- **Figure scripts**

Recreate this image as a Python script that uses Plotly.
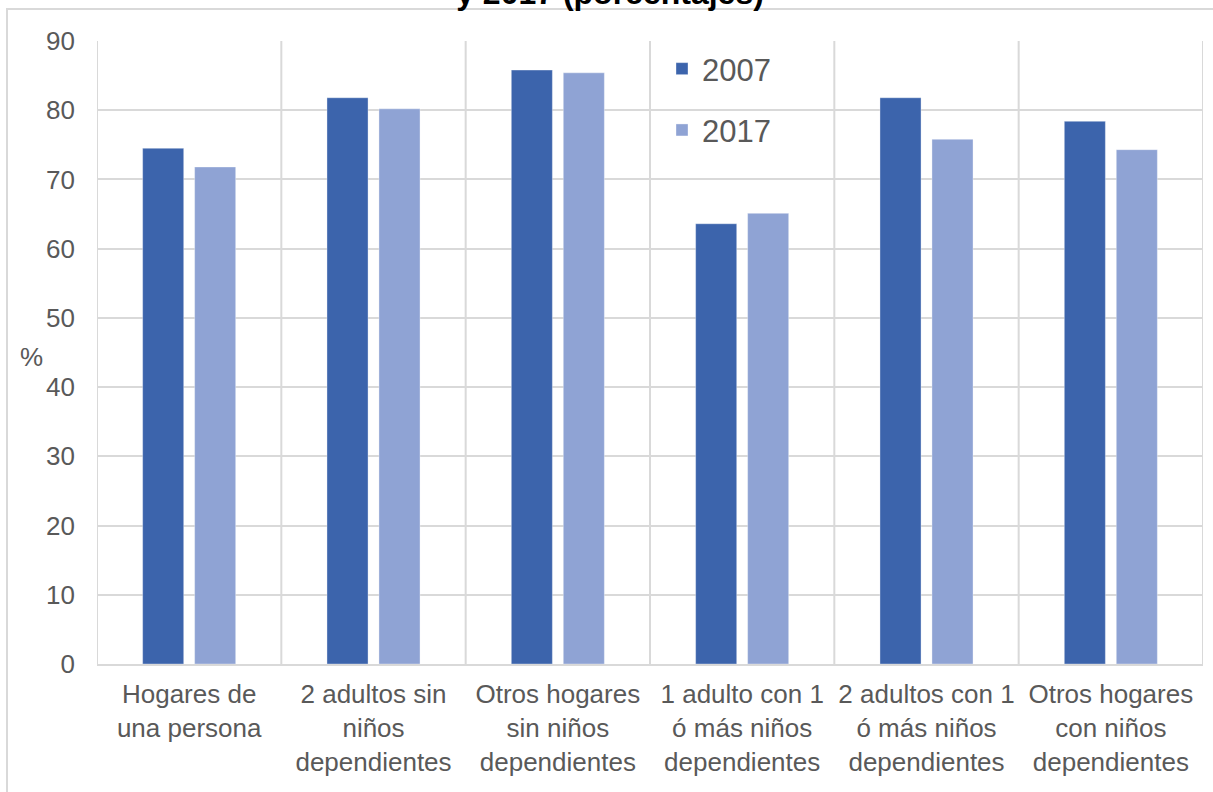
import plotly.graph_objects as go

# Household types and the share (%) for each survey year
categories = [
    "Hogares de<br>una persona",
    "2 adultos sin<br>niños<br>dependientes",
    "Otros hogares<br>sin niños<br>dependientes",
    "1 adulto con 1<br>ó más niños<br>dependientes",
    "2 adultos con 1<br>ó más niños<br>dependientes",
    "Otros hogares<br>con niños<br>dependientes",
]
years = ["2007", "2017"]
values_2007 = [74.5, 81.8, 85.8, 63.6, 81.8, 78.4]
values_2017 = [71.8, 80.2, 85.4, 65.1, 75.8, 74.3]
y_ticks = [0, 10, 20, 30, 40, 50, 60, 70, 80, 90]

colors = {"2007": "#3C64AC", "2017": "#8FA3D4"}
grid = "#D9D9D9"
text_color = "#595959"
font_family = "Liberation Sans, Arial, sans-serif"

W, H = 1213, 792
L, R, T, B = 97, 10, 41, 128
plot_w = W - L - R
plot_h = H - T - B


def px_x(p):
    return (p - L) / plot_w


def px_y(p):
    return (H - B - p) / plot_h


fig = go.Figure()
for year, vals in zip(years, [values_2007, values_2017]):
    fig.add_trace(go.Bar(
        x=categories, y=vals, name=year, legendgroup=year,
        marker=dict(color=colors[year], line=dict(color="rgba(255,255,255,0.35)", width=1)),
    ))

# vertical separators between categories
shapes = []
for i in range(len(categories) + 1):
    shapes.append(dict(type="line", xref="x", yref="paper",
                       x0=i - 0.5, x1=i - 0.5, y0=0, y1=1,
                       line=dict(color=grid, width=2), layer="below"))
# outer chart frame
shapes.append(dict(type="rect", xref="paper", yref="paper",
                   x0=px_x(7), x1=px_x(W + 20), y0=px_y(H + 20), y1=px_y(9),
                   line=dict(color=grid, width=2), fillcolor="rgba(0,0,0,0)", layer="below"))

fig.update_layout(
    width=W, height=H,
    margin=dict(l=L, r=R, t=T, b=B),
    paper_bgcolor="white", plot_bgcolor="white",
    font=dict(family=font_family, size=26, color=text_color),
    barmode="group", bargap=0.436, bargroupgap=0.21,
    title=dict(text="y 2017 (porcentajes)", x=610 / W, xanchor="center",
               xref="container", yref="container", y=1 - 4 / H, yanchor="bottom",
               font=dict(family=font_family, size=32, color="#000000", weight="bold")),
    xaxis=dict(showgrid=False, showline=True, linecolor=grid, linewidth=2,
               ticks="", ticklabelstandoff=6,
               tickfont=dict(size=26, color=text_color), range=[-0.5, 5.5]),
    yaxis=dict(range=[0, 90], tickvals=y_ticks, showgrid=True, gridcolor=grid, gridwidth=2,
               zeroline=False, showline=False, ticks="", ticklabelstandoff=21,
               tickfont=dict(size=26, color=text_color)),
    legend=dict(x=px_x(662), y=px_y(42), xanchor="left", yanchor="top",
                bgcolor="rgba(0,0,0,0)", font=dict(size=31, color=text_color),
                tracegroupgap=18, traceorder="grouped"),
    shapes=shapes,
    annotations=[dict(text="%", xref="paper", yref="paper", x=px_x(31), y=px_y(357),
                      xanchor="center", yanchor="middle", showarrow=False,
                      font=dict(size=26, color=text_color))],
    showlegend=True,
)

fig.write_html("out.html")
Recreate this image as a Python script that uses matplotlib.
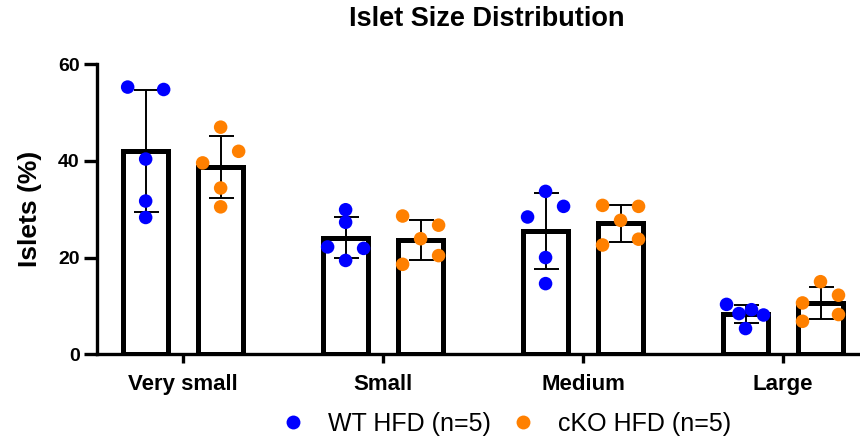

- **Direction**
Restate the lines of the records exactly, starting at the first and stopping after the line with "import plotly.graph_objects as go". Leave out any picture.

- **Expected answer**
Recreate this image as a Python script that uses Plotly.
import plotly.graph_objects as go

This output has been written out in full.